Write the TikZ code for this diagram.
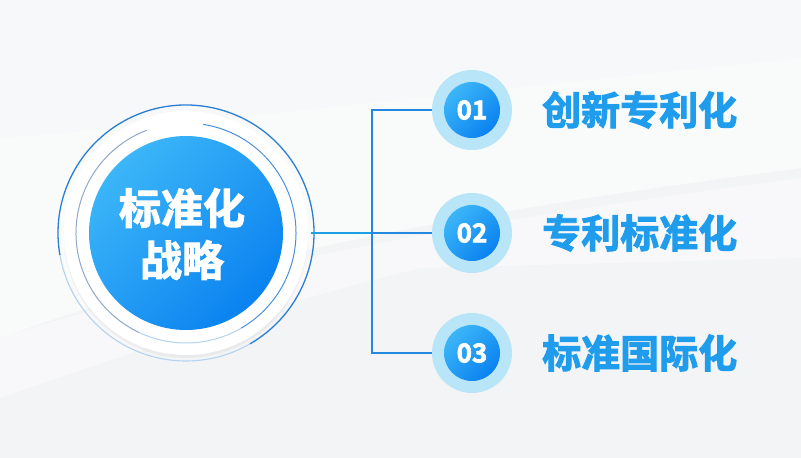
\documentclass[tikz,border=0pt]{standalone}
\usepackage{fontspec}
\newfontfamily\cjk{Noto Sans CJK SC}[UprightFont=* Bold,UprightFeatures={FakeBold=2.5}]
\usetikzlibrary{shadows}
\definecolor{bgbase}{HTML}{F3F4F6}
\definecolor{deepblue}{HTML}{0A82F0}
\definecolor{skyblue}{HTML}{3CB6F8}
\definecolor{haloblue}{HTML}{B9E5F9}
\definecolor{lineblue}{HTML}{2487E0}
\definecolor{ringblue}{HTML}{2A7ED4}
\definecolor{ringgray}{HTML}{8FA8CA}
\definecolor{labelblue}{HTML}{209CEC}

\begin{document}
\begin{tikzpicture}[x=1pt,y=1pt,
  halo/.style={circle,fill=haloblue,minimum size=80pt,inner sep=0pt},
  numdisk/.style={circle,minimum size=56pt,inner sep=0pt,shading=axis,
    top color=skyblue,bottom color=deepblue,shading angle=45,
    text=white,font=\cjk\fontsize{26}{26}\selectfont},
  label/.style={anchor=west,inner sep=0pt,text=labelblue,
    font=\cjk\fontsize{39}{39}\selectfont},
  link/.style={lineblue,line width=1.3pt}]
\useasboundingbox (0,0) rectangle (801,458);
% background
\fill[bgbase] (0,0) rectangle (801,458);
\fill[white,opacity=.55] (0,120) .. controls (250,210) and (500,250) .. (801,290) -- (801,400) .. controls (500,370) and (250,340) .. (0,320) -- cycle;
\fill[white,opacity=.45] (0,60) .. controls (200,130) and (300,160) .. (420,190) -- (801,200) -- (801,280) .. controls (500,240) and (250,200) .. (0,120) -- cycle;
\fill[white,opacity=.4] (0,320) .. controls (250,340) and (500,370) .. (801,400) -- (801,458) -- (0,458) -- cycle;

% centre circle
\node[circle,fill=white,minimum size=244pt,inner sep=0pt,
  drop shadow={opacity=.08,shadow xshift=0pt,shadow yshift=-3pt}] (core) at (186,225) {};
\draw[ringblue,line width=1.3pt] ([shift={(-60:128)}]core.center) arc[start angle=-60,end angle=190,radius=128];
\draw[ringblue!35,line width=1.1pt] ([shift={(190:128)}]core.center) arc[start angle=190,end angle=300,radius=128];
\draw[ringblue!85,line width=1pt] ([shift={(81:110)}]core.center) arc[start angle=81,end angle=-60,radius=110];
\draw[ringgray,line width=1pt] ([shift={(111:110)}]core.center) arc[start angle=111,end angle=245,radius=110];
\draw[ringblue!35,line width=1pt] ([shift={(245:110)}]core.center) arc[start angle=245,end angle=300,radius=110];
\node[circle,minimum size=194pt,inner sep=0pt,shading=axis,top color=skyblue,bottom color=deepblue,shading angle=45] (disk) at (core) {};
\node[text=white,align=center,font=\cjk\fontsize{42}{52}\selectfont] (title) at (182,224) {标准化\\战略};

% numbered items
\node[halo] (h1) at (472,348) {};
\node[numdisk] (n1) at (h1) {01};
\node[halo] (h2) at (472,225) {};
\node[numdisk] (n2) at (h2) {02};
\node[halo] (h3) at (472,105) {};
\node[numdisk] (n3) at (h3) {03};

\node[label] (t1) at (542,348) {创新专利化};
\node[label] (t2) at (542,225) {专利标准化};
\node[label] (t3) at (542,105) {标准国际化};

% connectors
\coordinate (j1) at (372,348);
\coordinate (j2) at (372,225);
\coordinate (j3) at (372,105);
\draw[link,lineblue!80!cyan] (core.east) ++(3,0) -- (j2);
\draw[link] (h1.west) -- (j1) -- (j3) -- (h3.west);
\draw[link] (j2) -- (h2.west);

\end{tikzpicture}
\end{document}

-*-*-

Restate the full listing verbatim and drop every picture.

**SOLUTION TO THE EXERCISE**
Write the TikZ code for this diagram.
\documentclass[tikz,border=0pt]{standalone}
\usepackage{fontspec}
\newfontfamily\cjk{Noto Sans CJK SC}[UprightFont=* Bold,UprightFeatures={FakeBold=2.5}]
\usetikzlibrary{shadows}
\definecolor{bgbase}{HTML}{F3F4F6}
\definecolor{deepblue}{HTML}{0A82F0}
\definecolor{skyblue}{HTML}{3CB6F8}
\definecolor{haloblue}{HTML}{B9E5F9}
\definecolor{lineblue}{HTML}{2487E0}
\definecolor{ringblue}{HTML}{2A7ED4}
\definecolor{ringgray}{HTML}{8FA8CA}
\definecolor{labelblue}{HTML}{209CEC}

\begin{document}
\begin{tikzpicture}[x=1pt,y=1pt,
  halo/.style={circle,fill=haloblue,minimum size=80pt,inner sep=0pt},
  numdisk/.style={circle,minimum size=56pt,inner sep=0pt,shading=axis,
    top color=skyblue,bottom color=deepblue,shading angle=45,
    text=white,font=\cjk\fontsize{26}{26}\selectfont},
  label/.style={anchor=west,inner sep=0pt,text=labelblue,
    font=\cjk\fontsize{39}{39}\selectfont},
  link/.style={lineblue,line width=1.3pt}]
\useasboundingbox (0,0) rectangle (801,458);
% background
\fill[bgbase] (0,0) rectangle (801,458);
\fill[white,opacity=.55] (0,120) .. controls (250,210) and (500,250) .. (801,290) -- (801,400) .. controls (500,370) and (250,340) .. (0,320) -- cycle;
\fill[white,opacity=.45] (0,60) .. controls (200,130) and (300,160) .. (420,190) -- (801,200) -- (801,280) .. controls (500,240) and (250,200) .. (0,120) -- cycle;
\fill[white,opacity=.4] (0,320) .. controls (250,340) and (500,370) .. (801,400) -- (801,458) -- (0,458) -- cycle;

% centre circle
\node[circle,fill=white,minimum size=244pt,inner sep=0pt,
  drop shadow={opacity=.08,shadow xshift=0pt,shadow yshift=-3pt}] (core) at (186,225) {};
\draw[ringblue,line width=1.3pt] ([shift={(-60:128)}]core.center) arc[start angle=-60,end angle=190,radius=128];
\draw[ringblue!35,line width=1.1pt] ([shift={(190:128)}]core.center) arc[start angle=190,end angle=300,radius=128];
\draw[ringblue!85,line width=1pt] ([shift={(81:110)}]core.center) arc[start angle=81,end angle=-60,radius=110];
\draw[ringgray,line width=1pt] ([shift={(111:110)}]core.center) arc[start angle=111,end angle=245,radius=110];
\draw[ringblue!35,line width=1pt] ([shift={(245:110)}]core.center) arc[start angle=245,end angle=300,radius=110];
\node[circle,minimum size=194pt,inner sep=0pt,shading=axis,top color=skyblue,bottom color=deepblue,shading angle=45] (disk) at (core) {};
\node[text=white,align=center,font=\cjk\fontsize{42}{52}\selectfont] (title) at (182,224) {标准化\\战略};

% numbered items
\node[halo] (h1) at (472,348) {};
\node[numdisk] (n1) at (h1) {01};
\node[halo] (h2) at (472,225) {};
\node[numdisk] (n2) at (h2) {02};
\node[halo] (h3) at (472,105) {};
\node[numdisk] (n3) at (h3) {03};

\node[label] (t1) at (542,348) {创新专利化};
\node[label] (t2) at (542,225) {专利标准化};
\node[label] (t3) at (542,105) {标准国际化};

% connectors
\coordinate (j1) at (372,348);
\coordinate (j2) at (372,225);
\coordinate (j3) at (372,105);
\draw[link,lineblue!80!cyan] (core.east) ++(3,0) -- (j2);
\draw[link] (h1.west) -- (j1) -- (j3) -- (h3.west);
\draw[link] (j2) -- (h2.west);

\end{tikzpicture}
\end{document}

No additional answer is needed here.